Not very well, evidently. Three further players have since quit on his watch.

The "blazered-fart" mentality is not new. Sports officials repeatedly cling to power with Berlusconiesque resilience. It is 40 years since European 400 metres champion David Jenkins told me that Scottish officials "have too much control over athletes' lives". This is no less true across sports today. Indeed, it is worse, because those in power are no longer volunteers, but highly salaried.

The board of almost every Scottish senior football club stands indicted over the years. Ditto the Scottish Football Association and Scottish Rugby Union, quangos such as UK Sport and sportscotland.

Ask any footballer of his generation about the role and stature of Bobby Moore. Yet only this week, 47 years after he captained England to that victory (you know, the one in 1966) and 20 years after his death, did the FA blazerati finally acknowledge he had been shabbily treated by them.

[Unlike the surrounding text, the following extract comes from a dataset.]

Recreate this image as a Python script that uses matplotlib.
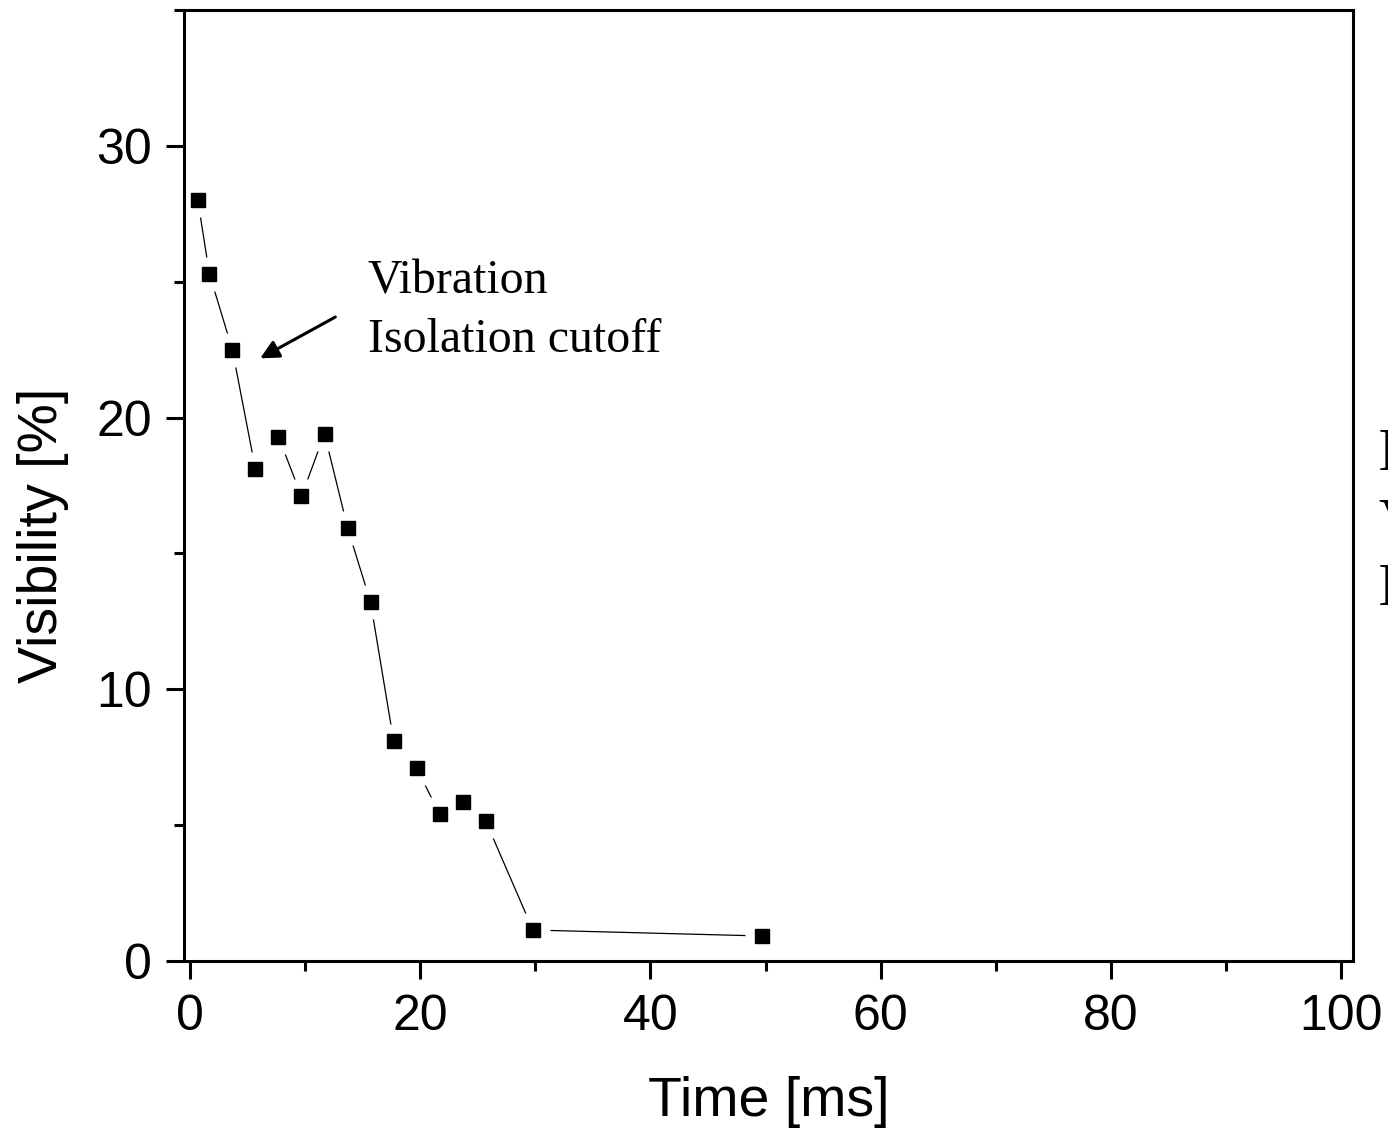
"""
Visibility vs time — 振動絶縁カットオフの再現プロット
"""

import matplotlib
matplotlib.use('Agg')
import matplotlib.pyplot as plt
from matplotlib.ticker import MultipleLocator

# データ
time_ms = [0.7, 1.7, 3.7, 5.7, 7.7, 9.7, 11.7, 13.7, 15.7, 17.7,
           19.7, 21.7, 23.7, 25.7, 29.8, 49.7]
visibility = [28.0, 25.3, 22.5, 18.1, 19.3, 17.1, 19.4, 15.95, 13.2, 8.1,
              7.1, 5.4, 5.85, 5.15, 1.14, 0.92]

X_TICKS = [0, 20, 40, 60, 80, 100]
Y_TICKS = [0, 10, 20, 30]

SANS = 'Liberation Sans'
SERIF = 'Liberation Serif'

plt.rcParams['font.family'] = SANS

fig = plt.figure(figsize=(13.88, 11.35), dpi=100)
ax = fig.add_axes([184 / 1388, 1 - 961 / 1135, 1169 / 1388, 951 / 1135])

# 線 → 白い余白マーカー → 黒マーカー（Origin風の隙間）
ax.plot(time_ms, visibility, color='black', linewidth=0.9, zorder=1)
ax.plot(time_ms, visibility, linestyle='none', marker='s', markersize=25,
        markerfacecolor='white', markeredgecolor='none', zorder=2)
ax.plot(time_ms, visibility, linestyle='none', marker='s', markersize=9.5,
        markerfacecolor='black', markeredgecolor='black', zorder=4)

ax.set_xlim(-0.5, 101)
ax.set_ylim(0, 35)
ax.set_xticks(X_TICKS)
ax.set_yticks(Y_TICKS)
ax.xaxis.set_minor_locator(MultipleLocator(10))
ax.yaxis.set_minor_locator(MultipleLocator(5))

for side in ['left', 'right', 'top', 'bottom']:
    ax.spines[side].set_linewidth(2.2)
    ax.spines[side].set_zorder(3)

ax.tick_params(which='major', direction='out', length=13, width=2.2,
               labelsize=36, top=False, right=False)
ax.tick_params(axis='x', which='major', pad=11)
ax.tick_params(axis='y', which='major', pad=10)
ax.tick_params(which='minor', direction='out', length=7, width=2.2,
               top=False, right=False)

ax.set_xlabel('Time [ms]', fontsize=40, labelpad=26)
ax.set_ylabel('Visibility [%]', fontsize=40)
ax.yaxis.set_label_coords(-0.098, 0.448)

# 注釈
ax.annotate('', xy=(5.9, 22.13), xytext=(12.85, 23.75),
            arrowprops=dict(arrowstyle='-|>', color='black', lw=2.2,
                            mutation_scale=28))
ax.text(15.45, 24.55, 'Vibration', fontsize=34.5, family=SERIF,
        va='baseline')
ax.text(15.45, 22.4, 'Isolation cutoff', fontsize=34.5, family=SERIF,
        va='baseline')

# 右端で切れているテキスト（元図でも途中で切れている）
fig.text(1378 / 1388, 1 - 470 / 1135, 'In', fontsize=44, family=SERIF)
fig.text(1378 / 1388, 1 - 540 / 1135, 'Vibration', fontsize=44, family=SERIF)
fig.text(1378 / 1388, 1 - 605 / 1135, 'Isolation', fontsize=44, family=SERIF)

fig.savefig('out.png', dpi=100)
plt.close(fig)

Had the concensus of England players and fans been sought, Moore would assuredly have had the recognition which officialdom denied him. Even Scots still bestow grudging respect.

And it is some 18 years since Will Carling was sacked from the England captaincy for describing the RFU general committee as "57 old farts". Public outrage led to him being reinstated.

Badminton is insufficiently high-profile to generate the column inches accorded England captains, but it is overdue having its UK governance investigated, and its level of public funding justified.

Meantime, Wallwork, who evidently retains international ambition, could do worse than consider a women's doubles pairing with Bankier for the 2016 Olympics. There is currently nobody at Milton Keynes to threaten them. Olympic qualification would be the ultimate demonstration of how ineffectual Britain's badminton set-up has become.

We congratulate Glasgow 2014 on having secured a tax dispensation for Commonwealth Games competitors such as Usain Bolt, who might otherwise stay away. This mirrors the HMRC amnesty from which London 2012 benefited.

The world 100m record-holder Bolt, former record-holder Asafa Powell and US No.1 Tyson Gay were contracted to race at Crystal Palace until Bolt discovered the tax implications would be greater than his appearance fee. He has consistently declined to return. The amnesty removes an excuse for the best avoiding Glasgow.